Back to the Future: Mechanistic Insights into Semiconductor Nanocrystal Syntheses
Kelly Sowers a, Leah Frenette a, Amanda Preske a, Todd Krauss a, Brett Swartz a
a University of Rochester, 120 Trustee Road, Rochester, New York, 14534, United States
Invited Speaker, Todd Krauss, presentation 002
Publication date: 27th June 2014

For over 30 years semiconductor nanocrystals (NCs) have been the subject of much interest for fundamental and applied studies. The synthesis of NCs has developed and matured over this time such that production of monodisperse, photostable NCs with close to an exact size and shape are readily achievable.  However, an understanding of the chemical reaction mechanism behind the synthesis of NCs has lagged the ability to synthesize high quality nanoparticles. In this presentation, NC synthetic mechanisms that have been proposed for metal-chalcogenide (ME) semiconductor NCs, particularly CdE and PbE, will be discussed. Specifically, for PbE NCs synthesized under relatively low temperatures (< 200 ºC) it was found that secondary phosphine chalcogenides are the primary reactive species that determines the formation of NC nuclei.
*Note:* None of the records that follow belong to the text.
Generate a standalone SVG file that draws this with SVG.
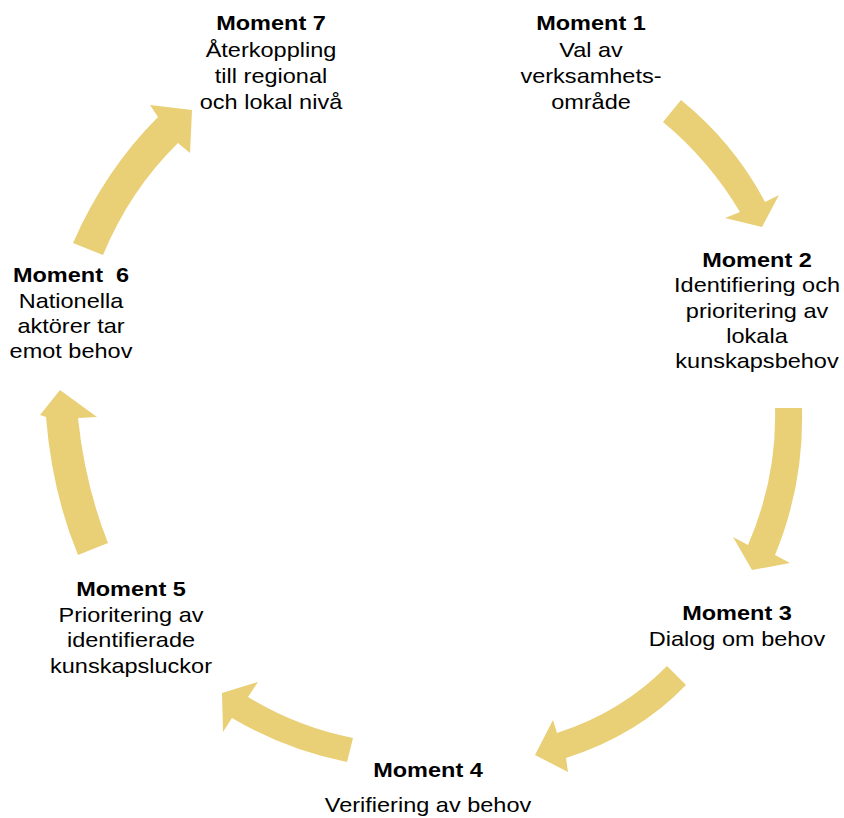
<svg xmlns="http://www.w3.org/2000/svg" width="844" height="818" viewBox="0 0 844 818">
<style>
.arrow{fill:#E9CF76;stroke:none}
text{font-family:"Liberation Sans",Arial,sans-serif;font-size:21px;fill:#000;text-anchor:middle}
.b{font-weight:bold}
</style>
<rect width="844" height="818" fill="#fff"/>
<g id="connectors">
<path class="arrow" d="M663,122 L681,100 Q734,143 765,202 L779,195 L762,227 L725,218 L740,212 Q709,160 663,122 Z"/>
<path class="arrow" d="M775,408 L802,408 Q804,485 775,555 L790,563 L752,570 L733,537 L748,545 Q777,478 775,408 Z"/>
<path class="arrow" d="M667,666 L686,685 Q638,735 566,758 L568,772 L535,755 L553,720 L557,733 Q622,712 667,666 Z"/>
<path class="arrow" d="M353,738 L347,762 Q286,750 232,718 L223,732 L222,693 L258,682 L248,697 Q297,727 353,738 Z"/>
<path class="arrow" d="M78,555 L108,543 Q85,485 78,418 L97,417 L60,390 L40,415 L46,417 Q52,492 78,555 Z"/>
<path class="arrow" d="M73,243 Q105,170 158,117 L150,105 L192,110 L190,153 L178,143 Q130,190 103,255 Z"/>
</g>
<g id="moment1" transform="translate(591 0) scale(1.12 1)">
<text class="b" x="0" y="30">Moment 1</text>
<text x="0" y="57">Val av</text>
<text x="0" y="83">verksamhets-</text>
<text x="0" y="109">område</text>
</g>
<g id="moment2" transform="translate(757 0) scale(1.12 1)">
<text class="b" x="0" y="267">Moment 2</text>
<text x="0" y="292">Identifiering och</text>
<text x="0" y="318">prioritering av</text>
<text x="0" y="343">lokala</text>
<text x="0" y="368">kunskapsbehov</text>
</g>
<g id="moment3" transform="translate(737 0) scale(1.12 1)">
<text class="b" x="0" y="620">Moment 3</text>
<text x="0" y="646">Dialog om behov</text>
</g>
<g id="moment4" transform="translate(428 0) scale(1.12 1)">
<text class="b" x="0" y="777">Moment 4</text>
<text x="0" y="812">Verifiering av behov</text>
</g>
<g id="moment5" transform="translate(131 0) scale(1.12 1)">
<text class="b" x="0" y="596">Moment 5</text>
<text x="0" y="622">Prioritering av</text>
<text x="0" y="647">identifierade</text>
<text x="0" y="673">kunskapsluckor</text>
</g>
<g id="moment6" transform="translate(71 0) scale(1.12 1)">
<text class="b" x="0" y="282">Moment&#160; 6</text>
<text x="0" y="308">Nationella</text>
<text x="0" y="333">aktörer tar</text>
<text x="0" y="358">emot behov</text>
</g>
<g id="moment7" transform="translate(271 0) scale(1.12 1)">
<text class="b" x="0" y="30">Moment 7</text>
<text x="0" y="57">Återkoppling</text>
<text x="0" y="83">till regional</text>
<text x="0" y="109">och lokal nivå</text>
</g>
</svg>
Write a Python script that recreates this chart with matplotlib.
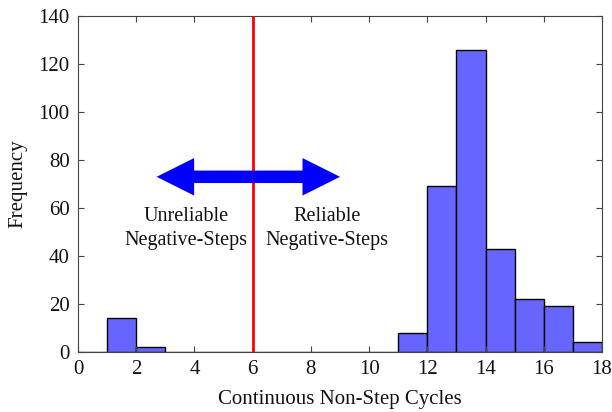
import numpy as np
import matplotlib.pyplot as plt
import matplotlib.patches as mpatches
import matplotlib

params = {'font.family': 'Liberation Serif', 'font.weight': 'normal'}
matplotlib.rcParams.update(params)

# histogram counts, unit-width bins
bin_edges = np.arange(0, 19)
counts = np.array([0, 14, 2, 0, 0, 0, 0, 0, 0, 0, 0, 8, 69, 126, 43, 22, 19, 4])
threshold = 6
arrow_y = 73
arrow_left, arrow_right = 2.7, 9.0

fig = plt.figure(figsize=(6.12, 4.12), dpi=100)
ax = fig.add_axes([0.1275, 0.1456, 0.8562, 0.8156])

ax.bar(bin_edges[:-1], counts, width=1, align='edge',
       color=(0.4, 0.4, 1.0), edgecolor='black', linewidth=1)

ax.axvline(threshold, color='red', lw=2)

# double-headed arrow: two simple arrows pointing out from the centre
for end in (arrow_left, arrow_right):
    ar = mpatches.FancyArrowPatch((threshold, arrow_y), (end, arrow_y),
                                  arrowstyle=mpatches.ArrowStyle.Simple(head_length=27, head_width=27, tail_width=9),
                                  mutation_scale=1, color='blue', lw=0,
                                  shrinkA=0, shrinkB=0, zorder=3)
    ax.add_patch(ar)

ax.text(3.7, 51.5, 'Unreliable\nNegative-Steps', ha='center', va='center', fontsize=14.5, linespacing=1.3, color='#111111')
ax.text(8.55, 51.5, 'Reliable\nNegative-Steps', ha='center', va='center', fontsize=14.5, linespacing=1.3, color='#111111')

ax.set_xlim(0, 18)
ax.set_ylim(0, 140)
ax.set_xticks(range(0, 19, 2))
ax.set_yticks(range(0, 141, 20))
ax.tick_params(direction='in', top=True, right=True, labelsize=15, length=4, color='#444444', pad=6, labelcolor='#111111')
for s in ax.spines.values():
    s.set_color('#444444')
ax.set_xlabel('Continuous Non-Step Cycles', fontsize=15, labelpad=8, color='#111111')
ax.set_ylabel('Frequency', fontsize=15, labelpad=8, color='#111111')

plt.savefig('out.png', dpi=100)
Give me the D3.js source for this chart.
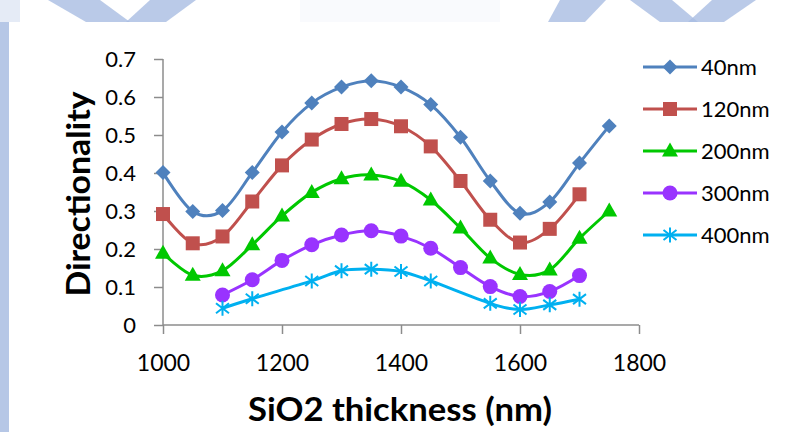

Tertiary phosphine chalcogenides are completely unreactive at these temperatures. Small quantities of secondary phosphine impurities in the conventional tertiary phosphine based synthesis thus play an important role in determining the number of NCs formed and the rates of the reaction. For NCs synthesized under much higher temperatures (generally > 250 ºC), such as CdE NCs, several other mechanistic pathways start to dominate the reactivity. In particular, strong evidence exists for the formation of highly reactive metal-alkyl species in situ, which fundamentally bears a striking resemblance to some of the original CdSe NC syntheses developed over 20 years ago.  Also to be discussed will be how an understanding of fundamental reaction mechanism can lead to improved NCs with controllable surface chemistry and with tailored optical properties.